Industry experts have responded with disbelief to last weeks’ news that the Government is set to scrap a visa scheme that offers investors fast-track residency in the UK as ministers come under mounting pressure to sever economic ties with Russia.
The fast-track investor scheme, introduced in 2008, was designed to tempt wealthy investors from outside the EU to the UK, but government sources have confirmed the scheme was now under review.
The so-called “golden visas” offer residency to those who invest £2m or more into the UK and allows their families to join them.
Responding to the move, Kyra Motley, partner of Boodle Hatfield, a leading private wealth law firm, pointed out that “on a conservative calculation, the Investor Visa scheme has brought in over £17bn of investment into the UK over the last decade.
“That is a substantial success,” Motley told City A.M. this morning.
“We ought to be trying to attract more such foreign investors, not driving them away.”Kyra Motley, partner of Boodle Hatfield
“It seems odd for the Home Office to shut the scheme, even temporarily, before any consultation and without publishing any statistics or other evidence of the misuse of scheme,” Motley continued.
Currently, a £2m investment allows an application within five years, shortened to three years with £5m or two years if £10m is invested.
The government’s move comes amid concerns about Moscow’s influence in the UK as tensions continue about a potential Russian invasion of Ukraine.
Labour former minister Chris Bryant has previously called for a full review of the scheme as he accused the Government of “giving out golden visas to dodgy Russian oligarchs” and said the system is used as a “backdoor loophole” to funnel dirty money into the UK.
However, “suggesting that the investor visa scheme is synonymous with corruption, money laundering and fraud is not at all accurate.
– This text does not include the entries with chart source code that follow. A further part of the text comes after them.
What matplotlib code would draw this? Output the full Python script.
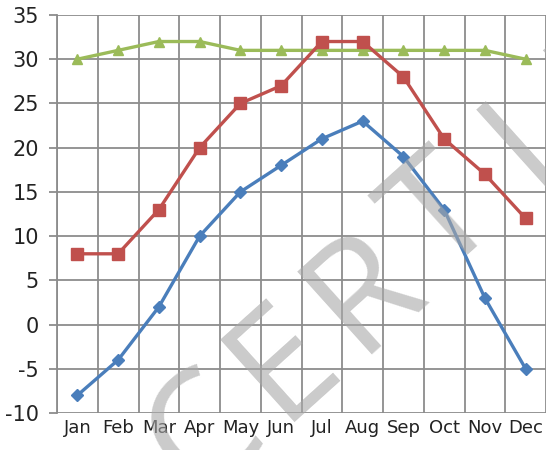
import matplotlib
matplotlib.use("Agg")
import matplotlib.pyplot as plt
from matplotlib import font_manager

months = ["Jan", "Feb", "Mar", "Apr", "May", "Jun", "Jul", "Aug", "Sep", "Oct", "Nov", "Dec"]
blue_vals = [-8, -4, 2, 10, 15, 18, 21, 23, 19, 13, 3, -5]
red_vals = [8, 8, 13, 20, 25, 27, 32, 32, 28, 21, 17, 12]
green_vals = [30, 31, 32, 32, 31, 31, 31, 31, 31, 31, 31, 30]
y_ticks = [-10, -5, 0, 5, 10, 15, 20, 25, 30, 35]
watermark = "CERTIFIED"

installed = {f.name for f in font_manager.fontManager.ttflist}
wm_font = "Open Sans" if "Open Sans" in installed else "DejaVu Sans"


def entry():
    fig = plt.figure(figsize=(5.46, 4.5), dpi=100)
    ax = fig.add_axes([0.1044, 0.0822, 0.8956, 0.8845])

    x = list(range(len(months)))
    ax.plot(x, green_vals, color="#9BBB59", lw=2.4, marker="^", ms=7, zorder=3)
    ax.plot(x, red_vals, color="#C0504D", lw=2.4, marker="s", ms=9, zorder=4)
    ax.plot(x, blue_vals, color="#4A7EBB", lw=2.4, marker="D", ms=6, zorder=5)

    ax.set_xlim(-0.5, len(months) - 0.5)
    ax.set_ylim(-10, 35)
    ax.set_yticks(y_ticks)
    ax.set_yticklabels([str(v) for v in y_ticks], fontsize=15)
    ax.set_xticks(x)
    ax.set_xticklabels(months, fontsize=13)
    ax.set_xticks([i - 0.5 for i in range(len(months) + 1)], minor=True)

    ax.grid(True, which="major", axis="y", color="#8c8c8c", lw=1.3)
    ax.grid(True, which="minor", axis="x", color="#8c8c8c", lw=1.3)
    ax.tick_params(axis="y", length=6, width=1.3, color="#8c8c8c", pad=7, labelcolor="#222222")
    ax.tick_params(axis="x", which="major", length=0, pad=4, labelcolor="#222222")
    ax.tick_params(axis="x", which="minor", length=0)
    for side in ["top", "right", "bottom"]:
        ax.spines[side].set_visible(False)
    ax.spines["left"].set_color("#8c8c8c")
    ax.spines["left"].set_linewidth(1.3)
    ax.set_axisbelow(True)

    # faint watermark, one widely spaced letter at a time along a diagonal
    cx, cy = 205, 435
    for i, ch in enumerate(watermark):
        px, py = cx + i * 80, cy - i * 72
        fig.text(px / 546, 1 - py / 450, ch, fontsize=112, color="#a8a8a8", alpha=0.6,
                 family=wm_font, rotation=42, rotation_mode="anchor",
                 ha="center", va="center", zorder=10)

    fig.savefig("out.png", dpi=100)


if __name__ == '__main__':
    entry()
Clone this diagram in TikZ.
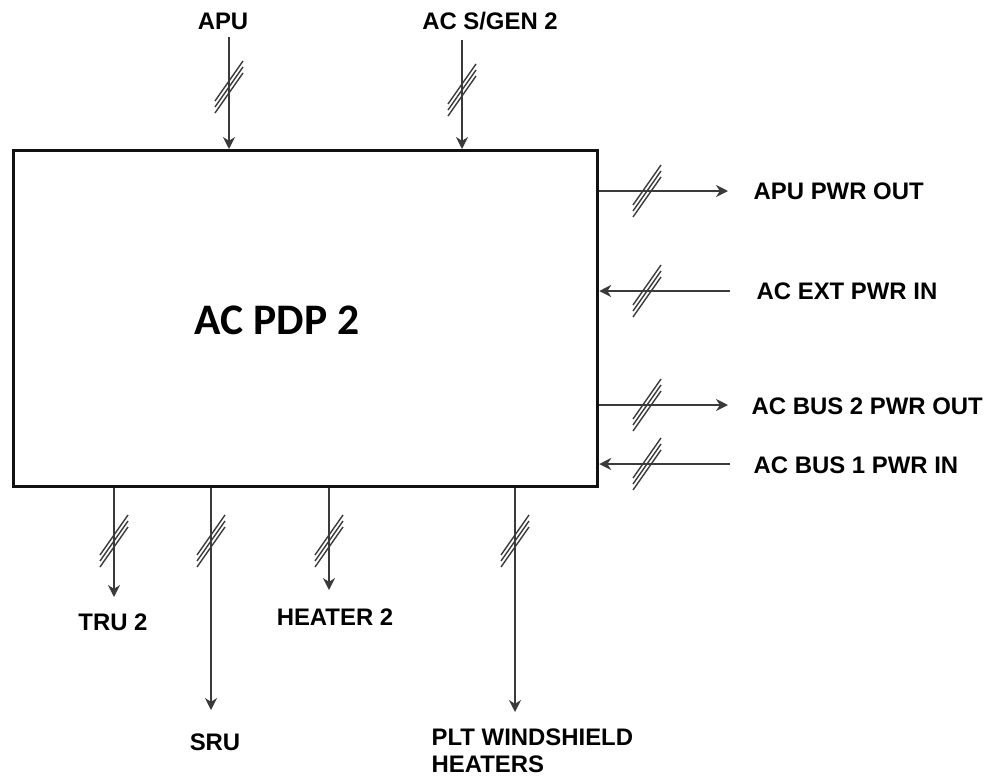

Nor does it seem accurate to suggest that the Investor Visa scheme undermines national security,” Motley said.
Four years ago, a report published by the Foreign Affairs Committee, which at that time included the now Home Secretary Priti Patel as a member, accused ministers of risking national security by “turning a blind eye” to the Russian “dirty money” flowing through the City of London.
Concerns over the practice of issuing golden visas were raised during this inquiry which found that despite the outcry over the Salisbury Novichok nerve agent attack, Russian President Vladimir Putin and his allies were continuing to use London as a base for their “corrupt assets”.
An announcement of the end of the scheme is expected this week as pressure mounts on ministers to rebuke Russia over its threats to invade Ukraine.